For my particular DSP purposes I've needed to use the two dsp_util "convert" functions, since I depend on compiled 3rd party code that only accepts 32bit floats instead of native foobar2000 64bit float samples.

You will agree that in-place conversion is a desirable property to save memory and to avoid extra buffers (in the case you don't need to keep the original values). Then I propose the following change to dsp_util::convert_32_to_64 that enables it to make in-place conversion (src=dest). dsp_util::convert_64_32 can be used to convert values in-place with no change, but not the reverse.

CODE

__declspec(naked) void __fastcall convert_32_to_64 (float *src, double *dest, unsigned count) {

 _asm {  // src: ECX, dest: EDX, count: [ESP+4]

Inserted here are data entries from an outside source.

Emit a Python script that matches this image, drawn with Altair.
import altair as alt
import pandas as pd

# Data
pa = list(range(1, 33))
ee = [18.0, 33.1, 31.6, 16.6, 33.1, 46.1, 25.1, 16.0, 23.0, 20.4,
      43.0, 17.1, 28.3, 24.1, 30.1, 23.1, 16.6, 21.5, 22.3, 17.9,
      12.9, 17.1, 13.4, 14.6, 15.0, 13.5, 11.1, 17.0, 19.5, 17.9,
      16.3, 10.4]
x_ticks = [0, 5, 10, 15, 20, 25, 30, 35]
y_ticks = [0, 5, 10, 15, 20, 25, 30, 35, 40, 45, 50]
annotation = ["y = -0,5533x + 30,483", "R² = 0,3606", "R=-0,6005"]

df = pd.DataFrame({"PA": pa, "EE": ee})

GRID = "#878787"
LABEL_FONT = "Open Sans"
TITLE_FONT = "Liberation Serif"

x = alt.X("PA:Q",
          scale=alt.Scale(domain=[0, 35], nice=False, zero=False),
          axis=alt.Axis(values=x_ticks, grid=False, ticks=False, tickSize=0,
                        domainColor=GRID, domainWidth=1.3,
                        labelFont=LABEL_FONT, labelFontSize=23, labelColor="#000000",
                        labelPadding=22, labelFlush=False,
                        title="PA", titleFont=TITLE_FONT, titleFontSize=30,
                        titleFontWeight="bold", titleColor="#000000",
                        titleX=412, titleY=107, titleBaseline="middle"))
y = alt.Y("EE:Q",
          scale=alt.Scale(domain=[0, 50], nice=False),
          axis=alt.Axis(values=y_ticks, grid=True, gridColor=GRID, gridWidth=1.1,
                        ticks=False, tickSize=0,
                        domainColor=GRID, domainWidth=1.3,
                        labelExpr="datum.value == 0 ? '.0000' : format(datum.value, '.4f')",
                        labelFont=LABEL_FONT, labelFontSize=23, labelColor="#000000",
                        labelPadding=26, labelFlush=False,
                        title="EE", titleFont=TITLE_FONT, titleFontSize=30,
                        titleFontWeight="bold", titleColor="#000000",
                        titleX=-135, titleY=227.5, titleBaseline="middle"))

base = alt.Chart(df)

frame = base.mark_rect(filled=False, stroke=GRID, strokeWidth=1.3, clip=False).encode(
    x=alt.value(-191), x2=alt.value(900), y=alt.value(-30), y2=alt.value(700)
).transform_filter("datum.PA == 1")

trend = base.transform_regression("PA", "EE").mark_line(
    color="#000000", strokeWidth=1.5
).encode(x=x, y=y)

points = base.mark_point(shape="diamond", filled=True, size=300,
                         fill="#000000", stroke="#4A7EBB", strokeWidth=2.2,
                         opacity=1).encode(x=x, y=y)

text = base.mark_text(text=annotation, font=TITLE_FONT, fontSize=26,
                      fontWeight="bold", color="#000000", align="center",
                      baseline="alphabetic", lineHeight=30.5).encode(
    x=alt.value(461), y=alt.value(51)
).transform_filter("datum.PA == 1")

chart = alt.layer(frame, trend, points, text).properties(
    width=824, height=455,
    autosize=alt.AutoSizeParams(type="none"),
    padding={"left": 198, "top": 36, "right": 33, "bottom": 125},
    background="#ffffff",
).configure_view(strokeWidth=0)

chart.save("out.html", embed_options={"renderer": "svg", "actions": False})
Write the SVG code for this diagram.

       MOV     EAX,DWORD PTR [ESP+4]
       LEA     ECX,[ECX+4*EAX]
       LEA     EDX,[EDX+8*EAX]
       SHR     EAX,2
       JZ      Remainder

BlockLoop:
       LEA     ECX,[ECX-16]
       LEA     EDX,[EDX-32]

       FLD     DWORD PTR [ECX+12]
       FLD     DWORD PTR [ECX+8]
       FSTP    QWORD PTR [EDX+16]
       FSTP    QWORD PTR [EDX+24]

       DEC     EAX

       FLD     DWORD PTR [ECX+4]
       FLD     DWORD PTR [ECX]
       FSTP    QWORD PTR [EDX]
       FSTP    QWORD PTR [EDX+8]
       JNZ     BlockLoop

Remainder:
       MOV     EAX,DWORD PTR [ESP+4]
       AND     EAX,3
       JZ      Exit

SingleLoop:
       LEA     ECX,[ECX-4]
       LEA     EDX,[EDX-8]

       FLD     DWORD PTR [ECX]
       DEC     EAX
       FSTP    QWORD PTR [EDX]
       JNZ     SingleLoop

Exit:
       RET     4
 }
}


The trick here is to reverse the conversion direction, starting from the end towards the start of the buffer, so we never overwrite a value yet to be converted. Maybe this has a negative impact on processor cache prediction, but nothing is perfect.

I haven't coded the C++ version but it should be just changing some post++ by --pre, and an initial displacement to the position just beyond the last value.